= Andipatti taluk =

Andipatti taluk is a taluk of Theni district of the Indian state of Tamil Nadu. The headquarters of the taluk is the town of Andipatti.

==General information==
Andipatti is a taluk in the Theni District of Tamil Nadu, India. Its headquarters is Andipatti town. It is located 18 km east from district headquarters Theni and 520 km from the state capital Chennai towards the north.

Andipatti Taluk is bounded by Theni Taluk to the west, Periyakulam Taluk to the north, Usilampatti Taluk to the east, Vattalkundu Taluk to the north. Theni Allinagaram, Periyakulam, Usilampatti, and Sholavandan are nearby cities.

Andipatti's elevation is 292 m. It is on the border of the Theni and Madurai districts.

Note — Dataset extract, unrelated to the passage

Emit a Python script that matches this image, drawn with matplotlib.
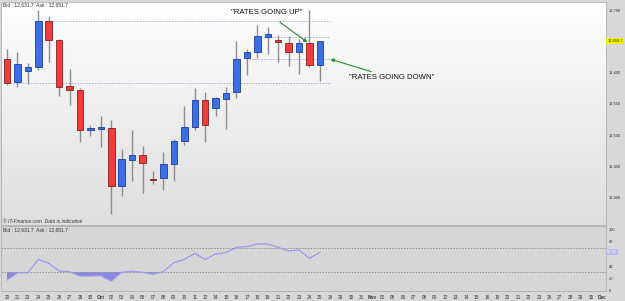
import numpy as np
import matplotlib.pyplot as plt

plt.rcParams['font.family'] = ['Liberation Sans', 'DejaVu Sans']

# daily candles (Sep 20 -> Oct 25), then empty calendar to Dec
dates = ['20', '21', '23', '24', '25', '26', '27', '28', '30', 'Oct',
         '02', '03', '04', '05', '07', '08', '09', '10', '11', '12',
         '14', '15', '16', '17', '18', '19', '21', '22', '23', '24',
         '25', '26', '29', '30', '31', 'Nov', '02', '05', '06', '07',
         '08', '09', '12', '13', '14', '15', '16', '19', '20', '21',
         '22', '23', '26', '27', '28', '29', '30', 'Dec']
opens = [12621, 12585, 12602, 12609, 12683, 12652, 12578, 12571, 12508, 12509,
         12511, 12417, 12459, 12467, 12429, 12431, 12452, 12489, 12512, 12555,
         12542, 12557, 12568, 12623, 12633, 12657, 12652, 12647, 12632, 12647, 12612]
highs = [12638, 12632, 12615, 12700, 12691, 12653, 12606, 12575, 12515, 12530,
         12523, 12477, 12507, 12481, 12441, 12472, 12493, 12546, 12574, 12569,
         12561, 12577, 12650, 12637, 12676, 12672, 12660, 12659, 12653, 12700, 12651]
lows = [12579, 12577, 12581, 12604, 12616, 12562, 12547, 12488, 12497, 12480,
        12372, 12402, 12426, 12406, 12421, 12411, 12426, 12483, 12508, 12488,
        12529, 12509, 12559, 12596, 12623, 12629, 12617, 12610, 12598, 12608, 12586]
closes = [12583, 12613, 12609, 12683, 12652, 12577, 12571, 12507, 12510, 12512,
          12418, 12460, 12467, 12454, 12428, 12453, 12490, 12512, 12555, 12515,
          12558, 12567, 12622, 12632, 12658, 12662, 12648, 12633, 12647, 12612, 12650.7]
rsi = [17.4, 29.3, 29.3, 51.0, 44.6, 32.0, 31.0, 24.0, 24.0, 24.5,
       15.8, 30.0, 31.6, 30.0, 26.7, 31.2, 45.6, 51.0, 60.9, 51.0,
       59.8, 61.9, 70.7, 71.7, 76.0, 76.0, 70.7, 64.7, 66.3, 52.7, 62.5]

# drawn support / resistance levels: (price, start index, end index)
levels = [12683, 12583, 12657, 12622]
level_start = [4.3, 0.3, 24.3, 23.2]
level_end = [31.0, 31.0, 31.0, 31.0]

# 12,650 is covered by the last-price tag
price_ticks = [12400, 12450, 12500, 12550, 12600, 12700]
last_price = '12,650.7'

fig = plt.figure(figsize=(6.25, 3.01), dpi=100, facecolor='#d8d8d8')
ax = fig.add_axes([0.0016, 0.2525, 0.968, 0.741])
ax2 = fig.add_axes([0.0016, 0.0332, 0.968, 0.216], sharex=ax)

x = np.arange(len(opens))
xlim = (-0.575, 57.43)
ax.set_xlim(*xlim)
ax.set_ylim(12354.8, 12712.9)

# gradient background
grad = np.linspace(0, 1, 256).reshape(-1, 1)
ax.imshow(grad, extent=[xlim[0], xlim[1], 12354.8, 12712.9], aspect='auto',
          cmap=plt.matplotlib.colors.LinearSegmentedColormap.from_list('g', ['#dedede', '#ffffff']),
          origin='lower', zorder=0)

o = np.array(opens); c = np.array(closes)
up = c >= o
body_col = np.where(up, '#3c6fe6', '#f03c3c')
edge_col = np.where(up, '#1c3c9c', '#8a1c1c')
ax.vlines(x, lows, highs, color='#8c8c8c', lw=1.0, zorder=2)
h = np.where(np.abs(c - o) < 1.5, 1.5 * np.sign(c - o + 1e-9), c - o)
ax.bar(x, h, bottom=o, width=0.62, color=body_col, edgecolor=edge_col, lw=0.6, zorder=3)

for lv, s, e in zip(levels, level_start, level_end):
    ax.hlines(lv, s, e, color='#9fb3d9', lw=0.7, linestyles=(0, (1.5, 1.5)), zorder=1)

ax.annotate('"RATES GOING UP"', xy=(28.8, 12648), xytext=(24.9, 12696),
            ha='center', va='center', fontsize=5.6, color='#111111',
            arrowprops=dict(arrowstyle='-|>', color='#2a8a2a', lw=0.8,
                            mutation_scale=5, shrinkA=4, shrinkB=0))
ax.annotate('"RATES GOING DOWN"', xy=(31.0, 12621), xytext=(32.8, 12591),
            ha='left', va='center', fontsize=5.6, color='#111111',
            arrowprops=dict(arrowstyle='-|>', color='#2a8a2a', lw=0.8,
                            mutation_scale=5, shrinkA=0, shrinkB=0))

ax.text(0.003, 0.997, 'Bid : 12,631.7  Ask : 12,651.7', transform=ax.transAxes,
        fontsize=3.6, va='top', ha='left', color='#333333')
ax.text(0.003, 0.005, '© IT-Finance.com  Data is indicative', transform=ax.transAxes,
        fontsize=3.6, va='bottom', ha='left', color='#333333', style='italic')

ax.yaxis.tick_right()
ax.set_yticks(price_ticks)
ax.set_yticklabels([f'{t:,}' for t in price_ticks])
ax.tick_params(axis='y', length=0, pad=2.2, labelsize=2.9, labelcolor='#333333')
ax.tick_params(axis='x', bottom=False, labelbottom=False)
ax.text(1.002, 12650.7, last_price, transform=ax.get_yaxis_transform(), fontsize=2.9,
        va='center', ha='left', color='#333333', zorder=5,
        bbox=dict(boxstyle='square,pad=0.25', fc='#f5f000', ec='none'))
for sp in ax.spines.values():
    sp.set_color('#b0b0b0')
    sp.set_linewidth(0.6)

# lower indicator panel
ax2.set_facecolor('#d6d6d6')
ax2.set_ylim(-0.5, 105.4)
ax2.axhline(70, color='#8a8a8a', lw=0.7, linestyle=(0, (1.5, 1.5)))
ax2.axhline(30, color='#8a8a8a', lw=0.7, linestyle=(0, (1.5, 1.5)))
r = np.array(rsi)
ax2.fill_between(x, r, 30, where=r < 30, interpolate=True, color='#8888e0', lw=0)
ax2.plot(x, r, color='#9a9aee', lw=0.9)
ax2.text(0.003, 0.985, 'Bid : 12,631.7  Ask : 12,651.7', transform=ax2.transAxes,
         fontsize=3.6, va='top', ha='left', color='#333333')

ax2.yaxis.tick_right()
ax2.set_yticks([0, 20, 40, 80, 100])
ax2.tick_params(axis='y', length=0, pad=2.2, labelsize=2.9, labelcolor='#333333')
ax2.text(1.002, 62.5, '62.51', transform=ax2.get_yaxis_transform(), fontsize=2.9,
         va='center', ha='left', color='#ffffff',
         bbox=dict(boxstyle='square,pad=0.25', fc='#b8b8f0', ec='none'))

ax2.set_xticks(np.arange(len(dates)))
ax2.set_xticklabels(dates)
ax2.tick_params(axis='x', length=0, pad=3, labelsize=3.4, labelcolor='#333333')
for lbl in ax2.get_xticklabels():
    if lbl.get_text() in ('Oct', 'Nov', 'Dec'):
        lbl.set_fontweight('bold')
for sp in ax2.spines.values():
    sp.set_color('#b0b0b0')
    sp.set_linewidth(0.6)

fig.savefig('out.png', dpi=100, facecolor=fig.get_facecolor())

Kodaikanal, Palani Hills (Palani Hills), Madurai, Devikulam, Dindigul are the nearby tourist destinations.

==Demographics==
According to the 2011 census, the taluk of Andipatti had a population of 212,519, with 107,936 males and 104,583 females. There were 969 women for every 1,000 men. The taluk had a literacy rate of 64.29%. Child population in the age group below 6 years were 10,605 males and 9912 females.